I had the privilege of speaking to a group of bright, young Masters of Financial Engineering students from my alma mater on Tuesday. After relating some truths about how markets are manipulated day in and day out, I wondered whether the message had been too frank and too, well, depressing.
Are things really as bad as they seem, or have I become too cynical? I didn’t have to wait long for an answer.
Yesterday’s FOMC statement had the potential to disappoint. If the FOMC were to publicly acknowledge the elephant in the room — surging inflation that they, themselves, created — interest rates would certainly be much higher than they are and heading higher still.
In the seconds following the FOMC’s 2PM release, SPX started to dip below a very minor trend line (in red below) and the 200-period moving average on the 5-min chart — often intraday support.TPTB responded with a stunning 16.6% smack down on VIX that sent it lower than it has been since February 2007, only .58 above VIX’s all-time low of 9.39. It was enough to put SPX back above the TL and, briefly, back above the short-term moving averages.Oil, fresh off back-to-back bearish inventory reports Monday and Tuesday, also helped out with a 4% ramp. Price discovery at its finest.

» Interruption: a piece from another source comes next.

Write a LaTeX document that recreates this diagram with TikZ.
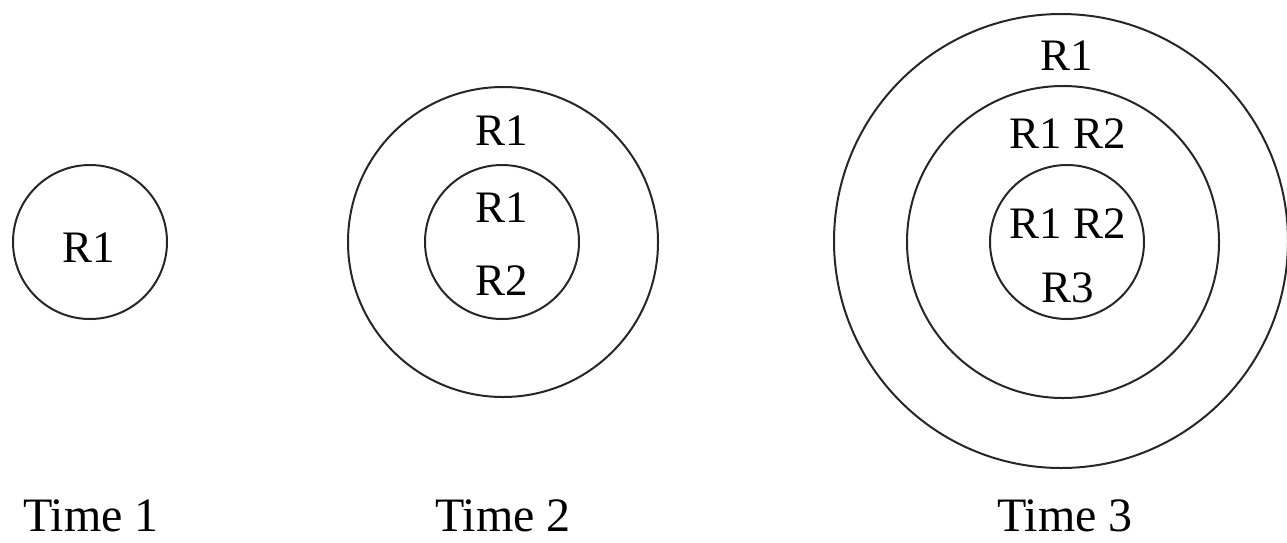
\documentclass[tikz,border=0pt]{standalone}
\usepackage{fontspec}
\setmainfont{Liberation Serif}
\begin{document}
\begin{tikzpicture}[x=1pt,y=-1pt,
  ring/.style={draw=black!85,line width=2pt},
  lbl/.style={inner sep=0pt,anchor=base,font=\fontsize{45}{54}\selectfont},
  tlbl/.style={inner sep=0pt,anchor=base,font=\fontsize{48}{58}\selectfont}]
\useasboundingbox (0,0) rectangle (1287,542);
% Time 1
\draw[ring] (90,242) circle (77);
\node[lbl] (a1) at (89,262) {R1};
% Time 2
\draw[ring] (503,242) circle (155);
\draw[ring] (502,242) circle (77);
\node[lbl] (b1) at (502,145) {R1};
\node[lbl] (b2) at (502,222) {R1};
\node[lbl] (b3) at (502,295) {R2};
% Time 3
\draw[ring] (1061,241) circle (227);
\draw[ring] (1063,242) circle (156);
\draw[ring] (1067,242) circle (77);
\node[lbl] (c1) at (1067,70) {R1};
\node[lbl] (c2) at (1068,148) {R1 R2};
\node[lbl] (c3) at (1068,238) {R1 R2};
\node[lbl] (c4) at (1068,302) {R3};
% labels
\node[tlbl] (t1) at (91,531) {Time 1};
\node[tlbl] (t2) at (503,531) {Time 2};
\node[tlbl] (t3) at (1065,531) {Time 3};
\end{tikzpicture}
\end{document}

Thinking back, my message probably wasn’t frank enough. The FOMC hates for the “market: to decline on days it makes rate announcements or holds press conferences. It’s important to Yellen et al. that investors have confidence in the wisdom of its actions — or, in this case, inaction.
How much longer can this go on? I don’t really know. But, it has direct bearing on the outlook for our current analog. So, I suspect this is the attempt to break out of the pattern that has guided our forecasts reasonably well since August [see: New Analog – Aug 3] and would send prices much lower in the weeks ahead.